Right now, it’s very VUCA out there.

When I talk to our clients — and we are fortunate to have some of the biggest and most complex organisations, government agencies, miners and corporates on our books — that feeling of uncertainty runs through every conversation.

Whether the challenges are economic, with inflation, poor supply chains, and the rising cost of capital, or social, with labour shortages and growing inequality, or geopolitical, with the Ukraine War and other tensions, business leaders feel under siege.

And those immediate shocks don’t even begin to address the enormous structural changes still to come with technological change and as we try to respond to the worsening climate crisis.

For some of our clients, this means operating on multiple planes.

They are spending more time scanning the horizon, trying to process the potential threats and detect opportunities. At the same time, though, they are trying to filter out that noise to conduct their operations.

Regardless of what might be happening in NATO or in the South China Sea, you have an obligation to make sure your people arrive and leave work safely.

It doesn’t matter what Donald Trump is doing in the US, or what the Reserve Bank did with rates this month, you need to be on top of your environmental compliance and meeting your responsibilities in protecting the planet.

Those crucial activities don’t change, even if the operating environment in which they need to be performed is in upheaval.

So how can you balance those responsibilities? How do you manage the VUCA assault?
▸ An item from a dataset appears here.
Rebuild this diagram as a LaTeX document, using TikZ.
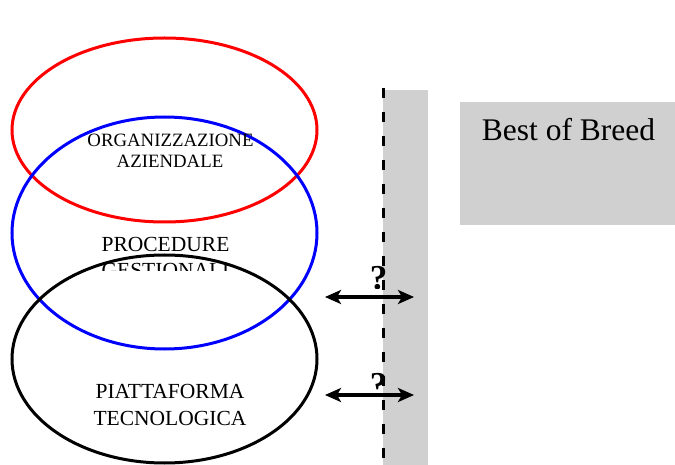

Well at the risk of introducing another four-letter term, there’s another approach born from military strategy that has also made its way into management, known as the OODA Loop.

At its simplest it speaks to four steps – Observing, Orientating, Deciding and Acting — to address challenges or threats.

And while leaders might lean towards the latter two steps, making a decisive judgement and acting on that decision, it is the first two that require the most effort.

What strategists have found is that investing time and resources in observing, capturing information and managing intelligence is absolutely critical for organisational success.

It allows companies to get full visibility into what is really taking place in their workplaces, on their properties, with their workforces, or as a result of their operations.

With the right observation, leaders can then orient their organisations to respond more effectively, based on a full and detailed picture of the context in which they work.

This means being able to analyse and synthesise the information they are capturing, building a long-term understanding of what is really taking place and continuing to validate and develop these insights over time.

In other words, having the right data informs the understanding that then allows good judgement and decisive action.

At INX, we are perhaps biased about the importance of capturing, collecting, analysing and synthesising good data, and we continue to break new ground in the way we provide intelligence in near real-time back to our clients to support their decisions and action.

But in a world that is only going to get more uncertain, knowing you can rely on data that is accurate, timely and real might be the only thing that can bring peace of mind.